After Palin's memoir, Going Rogue: An American Life, achieved best-seller status through pre-orders, Fey announced she would resume impersonating the former Governor despite having "retired" the act months previously. On April 10, 2010, Fey hosted SNL, and once again played Palin, who unveiled her own television network featuring shows such as Hey Journalist, I Gotcha, Todd! starring her husband Todd Palin (Jason Sudeikis) and Are You Smarter than a Half-Term Governor? Fey hosted SNL in May 2011 while pregnant. A new sketch was made in which parodies of Mitt Romney (Jason Sudeikis), Newt Gingrich (Bobby Moynihan), Michele Bachmann (Kristen Wiig), Palin (Fey), Donald Trump (Darrell Hammond), and Jimmy McMillan (Kenan Thompson) fought in a Republican Party debate between undeclared candidates, with Shepard Smith (Bill Hader) coordinating.

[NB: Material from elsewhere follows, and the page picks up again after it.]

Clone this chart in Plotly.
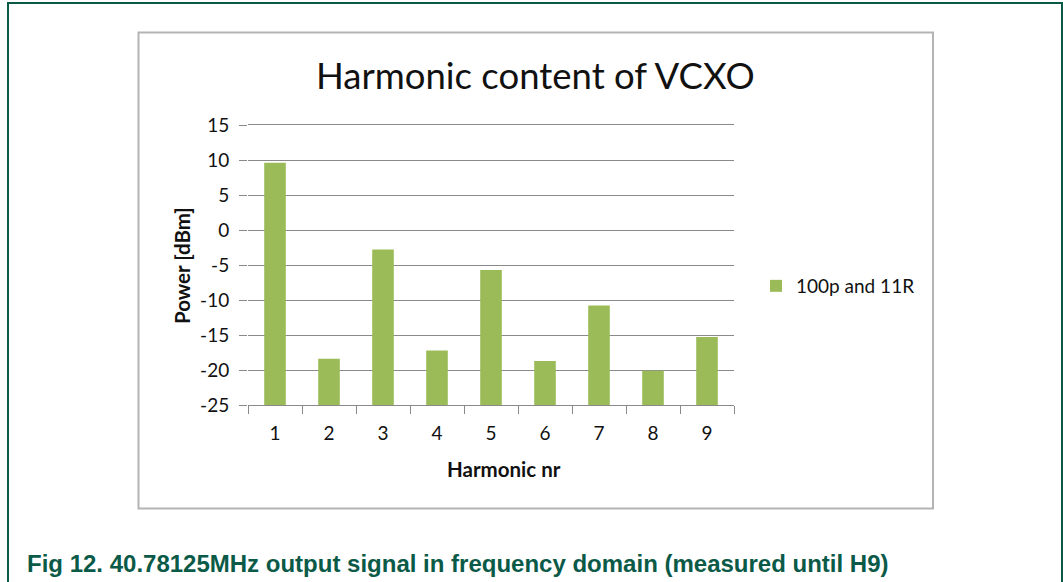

On March 11, 2012, on the episode hosted by Jonah Hill, Palin was impersonated by Andy Samberg in the Weekend Update segment. The dialogue leads the audience to think that it was supposed to be another appearance by Fey and that Seth Meyers wasn't aware of the change, but Samberg convinces Meyers to finish his part.

Palin appeared on the Saturday Night Live 40th Anniversary Special, where Jerry Seinfeld jokingly mistook her for Tina Fey.

Fey and Poehler co-hosted SNL on December 19, 2015, and performed as Palin and Clinton, transported through time from 2008, in yet another sketch that also featured Kate McKinnon's portrayal of Clinton. For their performance, the duo won the Emmy Award for Outstanding Guest Actress in a Comedy Series; this was Fey's second win in the category for her performance as Palin and Poehler's first Emmy win after 18 nominations. This was also the first time an acting category had been won by more than one person.

In January 2016, following Palin's real-life endorsement of Donald Trump, Fey returned to the role to parody the speech given by Palin in Iowa that endorsed Trump. This skit served as the show's cold open.